# patchy skin & puffy nipples!



## tempnatural (Jul 8, 2010)

Hi,

basically I used to go on sunbeds alot, and i tanned perfect, then I started on a tanning injection and i started to get white patches on my face, so i quit both injection and sunbeds, since then when ever i start to get a tan I have patches on my face (wether its natural sunlight or sunbeds)... ive not tanned in about 6-8months but im wanting to get back on the sunbeds, anyone got any ideas on how to reduce having patches? I already moisturise plenty.

also my other annoying problem is i have stupidly puffy nipples, im 19, male, and you can distinctly see the shape on my nipples through most stuff i wear, which is pretty crap and slightly embarassing. I'm not running any courses and never have.

any help/advice is appreciated, thankyou


----------



## OrganicSteel (Feb 4, 2008)

WannaGetStacked said:


> Puffy nips in probably gynecomastia, can you feel any tissue behind your nipple?
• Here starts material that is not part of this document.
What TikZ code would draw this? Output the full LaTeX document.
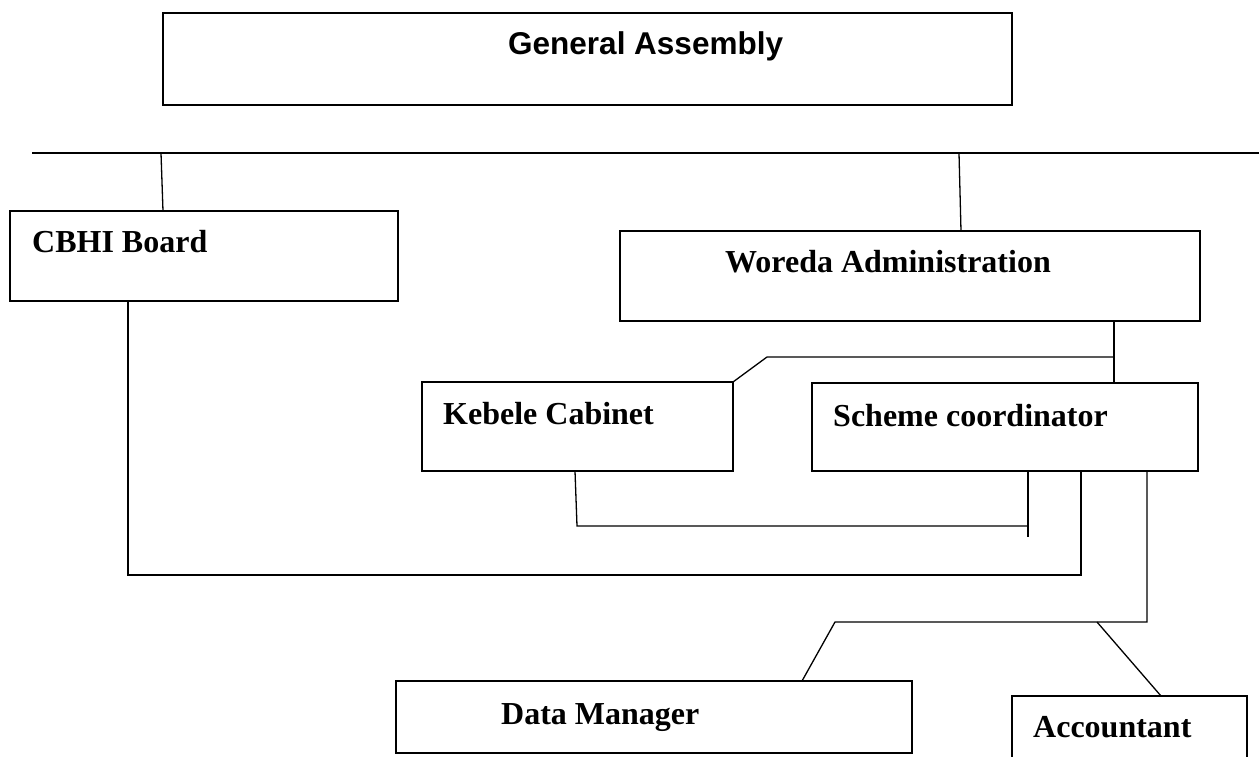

Only way to fix it is surgery, which cost £4k in the UK with a decent surgeon (Karidis is best).


Can't you get it done for free on the NHS? I did when I was younger, mind you i have a dodgy looking nipple, indentation and scarring 9 years later from it.


----------



## OrganicSteel (Feb 4, 2008)

WannaGetStacked said:


> Yes, I did.. crap job, didn't do it properly, still need another OP to sort it properly etc. So wouldn't recommend it form my own experience.


Guess I wasn't the only one then :lol:


----------